Another boring interior update, this time with some welding. First, I finished cleaning the tar off from the bin area. Zzzz...
Before:
After:
I decided I would tackle the problem of my head being too close to the roll bar by dropping the seat as far down as I could. I don't have any pictures of it, but originally the seat was mounted on risers that were bolted to the OEM seat slider. I started by removing the sliders and placing the seat in the car in the proper driving position.
With the seat in this position, I was still not satisfied with the clearance for my head. the risers sat perfectly on top of the factory seat mounting points front and back but I decided to take it one step further. I removed the risers and found that if I cut the rear seat brackets out of the car I could basically bolt the seat directly to the floor. The fronts would require shorter L-shaped brackets.

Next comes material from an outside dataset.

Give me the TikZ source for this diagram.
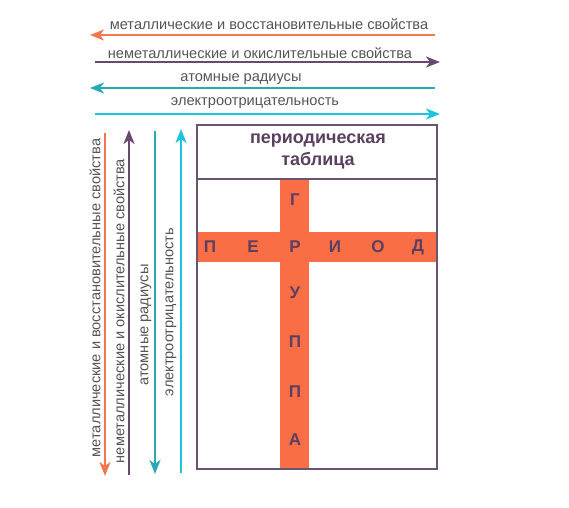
\documentclass[tikz,border=0pt]{standalone}
\usepackage{fontspec}
\setmainfont{Liberation Sans}
\usetikzlibrary{arrows.meta}
\definecolor{cOr}{HTML}{F2764E}
\definecolor{cPu}{HTML}{674A6E}
\definecolor{cTe}{HTML}{2AAAB2}
\definecolor{cCy}{HTML}{1EC3DF}
\definecolor{cBox}{HTML}{6A5472}
\definecolor{cFill}{HTML}{FA6E45}
\definecolor{cLet}{HTML}{5B3F60}
\definecolor{cTxt}{HTML}{555555}
\tikzset{
  arr/.style={line width=1.8pt,-{Stealth[length=14pt,width=11pt,inset=4pt]}},
  lbl/.style={inner sep=0pt,text=cTxt,font=\fontsize{14.6}{16}\selectfont},
  vlbl/.style={lbl,rotate=90},
  let/.style={inner sep=0pt,text=cLet,font=\bfseries\fontsize{17}{19}\selectfont},
  hdr/.style={inner sep=0pt,text=cLet,align=center,font=\bfseries\fontsize{18}{22}\selectfont},
}
\begin{document}
\begin{tikzpicture}[x=1pt,y=-1pt]
\useasboundingbox (0,0) rectangle (569,507);
% top arrows
\coordinate (h1a) at (435,35); \coordinate (h1b) at (90,35);
\coordinate (h2a) at (95,62);  \coordinate (h2b) at (440,62);
\coordinate (h3a) at (435,88); \coordinate (h3b) at (90,88);
\coordinate (h4a) at (95,114); \coordinate (h4b) at (440,114);
\draw[arr,cOr] (h1a) -- (h1b);
\draw[arr,cPu] (h2a) -- (h2b);
\draw[arr,cTe] (h3a) -- (h3b);
\draw[arr,cCy] (h4a) -- (h4b);
\node[lbl] (t1) at (269,24) {металлические и восстановительные свойства};
\node[lbl] (t2) at (260,53) {неметаллические и окислительные свойства};
\node[lbl] (t3) at (241,79) {атомные радиусы};
\node[lbl] (t4) at (255,103) {электроотрицательность};
% vertical arrows
\coordinate (v1a) at (105,133); \coordinate (v1b) at (105,476);
\coordinate (v2a) at (129,475); \coordinate (v2b) at (129,130);
\coordinate (v3a) at (155,131); \coordinate (v3b) at (155,474);
\coordinate (v4a) at (181,473); \coordinate (v4b) at (181,129);
\draw[arr,cOr] (v1a) -- (v1b);
\draw[arr,cPu] (v2a) -- (v2b);
\draw[arr,cTe] (v3a) -- (v3b);
\draw[arr,cCy] (v4a) -- (v4b);
\node[vlbl] (s1) at (95,298) {металлические и восстановительные свойства};
\node[vlbl] (s2) at (119,311) {неметаллические и окислительные свойства};
\node[vlbl] (s3) at (146,325) {атомные радиусы};
\node[vlbl] (s4) at (171,312) {электроотрицательность};
% cross
\fill[cFill] (280,179) rectangle (309,469);
\fill[cFill] (198,232) rectangle (436,262);
% table
\node[draw=cBox,line width=2pt,minimum width=240pt,minimum height=344pt,inner sep=0pt] (tab) at (317,297) {};
\draw[cBox,line width=2pt] (tab.west |- 0,179) coordinate (hl) -- (tab.east |- 0,179) coordinate (hr);
\node[hdr] (hd) at (318,151) {периодическая\\таблица};
% letters
\node[let] (p1) at (210,247) {П};
\node[let] (p2) at (253,247) {Е};
\node[let] (p3) at (295,247) {Р};
\node[let] (p4) at (335,247) {И};
\node[let] (p5) at (378,247) {О};
\node[let] (p6) at (418,247) {Д};
\node[let] (g1) at (295,200) {Г};
\node[let] (g3) at (295,293) {У};
\node[let] (g4) at (295,342) {П};
\node[let] (g5) at (295,392) {П};
\node[let] (g6) at (295,440) {А};
\end{tikzpicture}
\end{document}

After I cut out the brackets, I replaced them with a couple of pieces of 1/8th inch steel plate welded to the floor. I then donned by race helmet to check the clearance, and found I could move my head freely in the car without contacting the roll bar. I sat there for 5 minutes or so; a full grown man, shirtless with a race helmet on in a non-running car at 4 in the morning making engine noises and pretending to shift gears.
The hardest thing about this was figuring out how to set this seat up so that both Chris Ludwig and I could drive the car comfortably. For those who have never met Chris, he's 11 feet tall... No joke, one time I was staging his ITS car at a track day at IRP and nearly ran over an official because I couldn't reach the pedals.
So, for Chris I made the seat mount plate an extra 4 inches longer. I figure we can use the risers bolted into the floor in the front, with a separate set of holes drilled into the mounting plate in the back. Should be a 5-10 minute job to move the seat into "Andre the Giant" driving position.